An outgoing will not qualify as a deduction when it comes at a point too soon to be incidental and relevant to the income-producing activity:
FC of T v Riverside Road Pty Ltd (in liq) 90 ATC 4567 at 4575; (1990) 23 FCR 305 at 313 citing
FC of T v Maddalena 71 ATC 4161 at 4163; (1971) 45 ALJR 426 at 427 and
Lodge v FC of T 72 ATC 4174; (1972) 128 CLR 171. In Maddalena the claimed expenditure on travel was incurred in getting, rather than doing, work so that it necessarily preceded the earning of assessable income or the anticipation of it. In Lodge the claimed expenditure was nursery fees in respect of an infant daughter of a solicitor for the period she worked in a solicitor's office. In the former case the expenditure was held to come too soon to be regarded as properly incurred in the gaining or production of assessable income and in the latter case it was found to be not incurred in, or in the course of, preparing her work as a solicitor even though it was an essential prerequisite to the derivation of that income. Cf FC of T v Cooper (supra) at ATC 4412-4413; FCR 198-199. In
The Griffin Coal Mining Company Limited v FC of T 89 ATC 4745 at 4761 it was held in relation to outgoings which had as their object the creation of a situation which would protect the source of assessable income (a coal sale agreement) or would remove the risk of possible destruction of the existing business by removing the threat of termination of the agreement, would be capital in nature, and would in any event be too removed from the gaining or producing of the assessable income to be able to be described ``as either incidental or relevant thereto or incurred in the actual course of production of it.'' See RW Parsons, Income Taxation in Australia (The Law Book Company Limited, 1985) at 314-317, pars 5.37-5.48.

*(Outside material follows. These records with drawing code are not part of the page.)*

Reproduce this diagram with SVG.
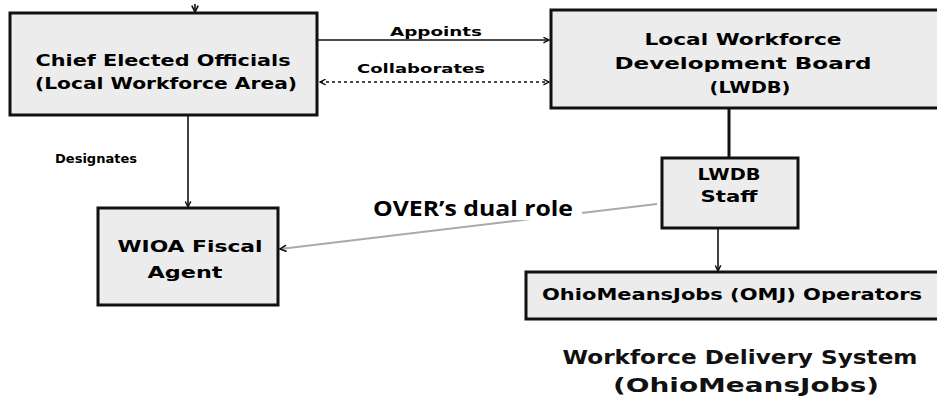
<svg xmlns="http://www.w3.org/2000/svg" width="937" height="408" viewBox="0 0 937 408">
  <defs>
    <style>
      .box { fill: #ececec; stroke: #111; stroke-width: 3; }
      .lbl { font-family: "DejaVu Sans", Verdana, sans-serif; font-weight: bold; font-size: 16px; fill: #000; text-anchor: middle; }
      .edge { font-family: "DejaVu Sans", Verdana, sans-serif; font-weight: bold; font-size: 12px; fill: #000; text-anchor: middle; }
      .conn { stroke: #111; stroke-width: 1.6; fill: none; }
      .foot { font-family: "DejaVu Sans", Verdana, sans-serif; font-weight: bold; font-size: 19px; fill: #111; text-anchor: middle; }
    </style>
    <marker id="arr" viewBox="0 0 10 10" refX="9" refY="5" markerWidth="7" markerHeight="7" orient="auto-start-reverse" markerUnits="userSpaceOnUse">
      <path d="M1,1 L9,5 L1,9" fill="none" stroke="#111" stroke-width="2"/>
    </marker>
    <marker id="arrS" viewBox="0 0 10 10" refX="9" refY="5" markerWidth="8" markerHeight="8" orient="auto-start-reverse" markerUnits="userSpaceOnUse">
      <path d="M1,1 L9,5 L1,9" fill="none" stroke="#111" stroke-width="2"/>
    </marker>
  </defs>
  <rect width="937" height="408" fill="#ffffff"/>

  <g id="connectors">
    <path class="conn" d="M195,4 L195,12" marker-end="url(#arrS)"/>
    <path class="conn" d="M318,40 L549,40" stroke-width="2" marker-end="url(#arr)"/>
    <path class="conn" d="M320,82 L549,82" stroke="#444" stroke-dasharray="3,3" marker-start="url(#arr)" marker-end="url(#arr)"/>
    <path class="conn" d="M188,116 L188,207" marker-end="url(#arr)"/>
    <path d="M729,108 L729,158" stroke="#111" stroke-width="3" fill="none"/>
    <path class="conn" d="M718,228 L718,271" marker-end="url(#arr)"/>
    <path d="M657,204 L280,249" stroke="#aaaaaa" stroke-width="2" fill="none" marker-end="url(#arrS)"/>
    <text class="edge" x="436" y="36" textLength="92" lengthAdjust="spacingAndGlyphs">Appoints</text>
    <text class="edge" x="421" y="73" textLength="128" lengthAdjust="spacingAndGlyphs">Collaborates</text>
    <text class="edge" x="96" y="163" textLength="82" lengthAdjust="spacingAndGlyphs">Designates</text>
    <rect x="368" y="196" width="214" height="24" fill="#ffffff"/>
    <text x="473" y="216" font-family="'Open Sans', 'Liberation Sans', sans-serif" font-weight="bold" font-size="21" text-anchor="middle" textLength="200" lengthAdjust="spacingAndGlyphs" fill="#000">OVER’s dual role</text>
  </g>

  <g id="chief">
    <rect class="box" x="10" y="13" width="307" height="102"/>
    <text class="lbl" x="163" y="66" textLength="255" lengthAdjust="spacingAndGlyphs">Chief Elected Officials</text>
    <text class="lbl" x="166" y="89" textLength="262" lengthAdjust="spacingAndGlyphs">(Local Workforce Area)</text>
  </g>

  <g id="lwdb">
    <rect class="box" x="551" y="10" width="392" height="98"/>
    <text class="lbl" x="743" y="45" textLength="197" lengthAdjust="spacingAndGlyphs">Local Workforce</text>
    <text class="lbl" x="743" y="69" textLength="257" lengthAdjust="spacingAndGlyphs">Development Board</text>
    <text class="lbl" x="750" y="93" textLength="81" lengthAdjust="spacingAndGlyphs">(LWDB)</text>
  </g>

  <g id="wioa">
    <rect class="box" x="98" y="208" width="180" height="97"/>
    <text class="lbl" x="190" y="252" textLength="145" lengthAdjust="spacingAndGlyphs">WIOA Fiscal</text>
    <text class="lbl" x="185" y="278" textLength="75" lengthAdjust="spacingAndGlyphs">Agent</text>
  </g>

  <g id="staff">
    <rect class="box" x="662" y="158" width="136" height="70"/>
    <text class="lbl" x="729" y="180" textLength="63" lengthAdjust="spacingAndGlyphs">LWDB</text>
    <text class="lbl" x="729" y="202" textLength="57" lengthAdjust="spacingAndGlyphs">Staff</text>
  </g>

  <g id="omj">
    <rect class="box" x="526" y="272" width="417" height="47"/>
    <text class="lbl" x="732" y="300" textLength="380" lengthAdjust="spacingAndGlyphs">OhioMeansJobs (OMJ) Operators</text>
  </g>

  <g id="footer">
    <text class="foot" x="740" y="364" textLength="355" lengthAdjust="spacingAndGlyphs">Workforce Delivery System</text>
    <text class="foot" x="746" y="392" textLength="266" lengthAdjust="spacingAndGlyphs">(OhioMeansJobs)</text>
  </g>
</svg>
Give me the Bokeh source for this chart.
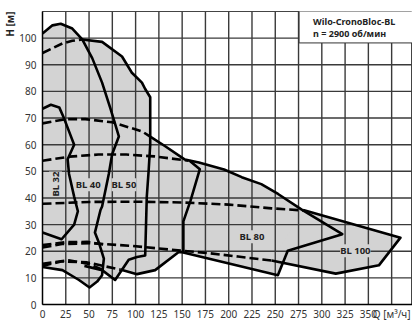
import math
from bokeh.plotting import figure
from bokeh.models import Label, BoxAnnotation, Range1d, Title
from bokeh.embed import file_html
from bokeh.resources import INLINE

# ---------------- data (Q [m3/h], H [m]) ----------------
x_ticks = [0, 25, 50, 75, 100, 125, 150, 175, 200, 225, 250, 275, 300, 325, 350, 375]
y_ticks = [0, 10, 20, 30, 40, 50, 60, 70, 80, 90, 100]
q_max = 397.4
h_max = 110

bl32_q = [0, 9, 18, 23, 28.5, 34, 27, 28.5, 34, 38, 34, 20.5, 0]
bl32_h = [73.5, 75, 74, 70, 65, 60, 54.5, 49, 40.5, 35, 30, 24.5, 27]

bl40_q = [0, 10.7, 19.6, 32, 42.7, 53.4, 64, 73, 78.3, 82, 74.8, 71.2, 64, 62.3, 56.3, 60.5, 65.9, 64, 58.7, 50.5, 39.2, 21.4, 0]
bl40_h = [101.7, 104.8, 105.4, 103.6, 99.5, 92.5, 83.3, 73.5, 67.4, 63.1, 56.4, 49, 36.8, 35.5, 27, 23.3, 17.2, 11, 8.6, 6.4, 9.2, 12.9, 14.1]

bl50_q = [42.7, 64, 85.4, 96, 106.8, 110.3, 115.7, 115.7, 114, 112, 110.3, 101.5, 92.6, 78, 64, 45]
bl50_h = [99.5, 98.6, 93.1, 87, 83.3, 80.9, 77.8, 60, 50.2, 40.4, 18.4, 17.8, 16.8, 9.2, 12.9, 14.5]

bl80_q = [115.7, 131, 153, 168, 195, 214, 235, 253, 278, 322, 263.4, 252.8, 150, 146, 121, 101.5, 83.6]
bl80_h = [63, 59.6, 54.4, 53.3, 50.7, 47.8, 45.2, 41.5, 35.7, 26.4, 20.2, 11, 19.6, 19.6, 12.9, 11.4, 13.1]

bl65_edge_q = [158, 169, 159, 151.3, 151.3, 150]
bl65_edge_h = [54, 50.8, 39, 31.2, 20.2, 19.6]

bl100_q = [280, 384.5, 361.3, 315, 246]
bl100_h = [35.5, 25.1, 14.7, 11.6, 16.5]

# pump curves (dashed)
c1_q = [0, 10.7, 21.4, 32, 42.7]
c1_h = [94.4, 96.2, 98, 99, 99.5]
c2_q = [0, 25, 46, 75, 107, 115.7]
c2_h = [68, 69.6, 69.6, 68.4, 65, 63]
c3_q = [0, 29, 60, 90, 120, 157]
c3_h = [54, 55.5, 56.3, 56.3, 55.6, 54]
c4_q = [0, 50, 100, 150, 200, 246, 280]
c4_h = [37.8, 38.5, 38.6, 38.3, 37.5, 36.1, 35.3]
c5_q = [0, 21, 53, 96, 150, 178, 210, 246]
c5_h = [21.4, 22.7, 23, 22, 20.2, 19.3, 18, 16.5]
c6_q = [0, 25, 48, 66]
c6_h = [22.3, 23.4, 23.5, 22.5]
c7_q = [0, 21, 48, 83.6]
c7_h = [14.5, 16.2, 15.8, 13.1]
c8_q = [0, 28, 50, 65]
c8_h = [15.3, 16.6, 15.2, 13]

labels = ["BL 32", "BL 40", "BL 50", "BL 80", "BL 100"]
label_q = [14, 49, 87.5, 225, 336]
label_h = [45.2, 45, 45, 25.4, 20.2]
label_angle = [math.pi / 2, 0, 0, 0, 0]

title1 = "Wilo-CronoBloc-BL"
title2 = "n = 2900 об/мин"
x_title = "Q [м³/ч]"
y_title = "H [м]"

GRAY = "#d3d3d3"
GRID = "#3a3a3a"
FONT = "Noto Sans"

p = figure(width=412, height=323, output_backend="svg", toolbar_location=None,
           x_range=Range1d(0, q_max), y_range=Range1d(0, h_max),
           min_border_left=40, min_border_right=0, min_border_top=11, min_border_bottom=0)
p.background_fill_color = "white"
p.border_fill_color = "white"
p.outline_line_color = "#444444"

# fills (lowest level)
for q, h in [(bl40_q, bl40_h), (bl32_q, bl32_h), (bl50_q, bl50_h), (bl80_q, bl80_h), (bl100_q, bl100_h)]:
    p.patch(q, h, fill_color=GRAY, line_color=None, level="image")

# axes
p.xaxis.ticker = x_ticks
p.yaxis.ticker = y_ticks
p.xaxis.major_label_overrides = {375: x_title}
for ax in (p.xaxis, p.yaxis):
    ax.major_tick_line_color = None
    ax.minor_tick_line_color = None
    ax.major_tick_out = 0
    ax.major_tick_in = 0
    ax.minor_tick_out = 0
    ax.axis_line_color = "black"
    ax.axis_line_width = 1.5
    ax.major_label_text_font = FONT
    ax.major_label_text_font_size = "10px"
    ax.major_label_text_color = "#333333"
p.yaxis.major_label_standoff = 6
p.xaxis.major_label_standoff = 2
p.grid.visible = False

# grid lines at the tick positions, over the grey fills and under the curves
xt = x_ticks[1:]
yt = y_ticks[1:]
p.multi_line(xs=[[t, t] for t in xt], ys=[[0, h_max] for t in xt],
             line_color=GRID, line_width=1.4, line_alpha=1)
p.multi_line(xs=[[0, q_max] for t in yt], ys=[[t, t] for t in yt],
             line_color=GRID, line_width=1.4, line_alpha=1)

# y title at the top of the left side
p.add_layout(Title(text=y_title, align="right", text_font=FONT, text_font_size="10px",
                   text_font_style="bold", text_color="#222222", standoff=0, offset=0), "left")

# outlines
LW = 2.6
for q, h in [(bl32_q, bl32_h), (bl40_q, bl40_h), (bl50_q, bl50_h), (bl80_q, bl80_h),
             (bl65_edge_q, bl65_edge_h), (bl100_q, bl100_h)]:
    p.line(q, h, line_color="black", line_width=LW, line_join="round")

for q, h in [(c1_q, c1_h), (c2_q, c2_h), (c3_q, c3_h), (c4_q, c4_h),
             (c5_q, c5_h), (c6_q, c6_h), (c7_q, c7_h), (c8_q, c8_h)]:
    p.line(q, h, line_color="black", line_width=LW, line_dash="9 4")

# series labels
for t, q, h, a in zip(labels, label_q, label_h, label_angle):
    p.add_layout(Label(x=q, y=h, text=t, angle=a, text_align="center", text_baseline="middle",
                       text_font=FONT, text_font_size="9.5px", text_font_style="bold",
                       text_color="#222222", background_fill_color=GRAY))

# info box
p.add_layout(BoxAnnotation(left=275.6, right=405, bottom=98.2, top=110.5, fill_color="white",
                           fill_alpha=1, line_color="#333333", line_width=1, line_alpha=1))
p.add_layout(Label(x=290.6, y=106.1, text=title1, text_baseline="middle", text_font=FONT,
                   text_font_size="9px", text_font_style="bold", text_color="#222222"))
p.add_layout(Label(x=290.6, y=101.7, text=title2, text_baseline="middle", text_font=FONT,
                   text_font_size="9px", text_font_style="bold", text_color="#222222"))

open("out.html", "w").write(file_html(p, INLINE))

In my opinion the prepayment is distinguishable from the claimed expenditure in both Maddalena (supra) and Lodge (supra). It was not a payment for other than the doing of the work of the project; it was not a payment to enable the project to be researched or investigated. While the payment necessarily preceded the earning of assessable income, the payment was the means of effecting the


ATC 4272

investment which was expected to produce assessable income: Fletcher (supra). However, the provision in the licence agreement that the licence fee, and hence the prepayment, ``shall commence to apply'' from the date advised by NQIT to the applicant of the commencement of the right to occupy, requires additional consideration. Until that date the prepayment does not ``commence to apply'' - it is made but its effect is deferred by agreement. Its effect being deferred, the question is can it properly be regarded as incidental and relevant to the gaining and production of assessable income. What is deferred is the commencement date for the time of seven years to run with respect to the prepayment. The nature and character of the prepayment is not deferred. That being the case I consider it cannot be said that the prepayment lacks contemporaneity with the gaining and production of assessable income. It is the prepayment which leads to that gaining and production, albeit permissibly in a later tax year.

The project involves features apparently novel to the case law concerning prepayments. Nevertheless, I am unable to accept the submission for the respondent that those features result in this case being like Ilbery (supra) or Ure (supra) on the question of purpose or Maddalena (supra) or Lodge (supra) on the issue of contemporaneity.

For these reasons I would allow the ``appeal''.

THE COURT ORDERS THAT:

(1) The appeal be allowed.

(2) By consent, each party pay his own costs in the action.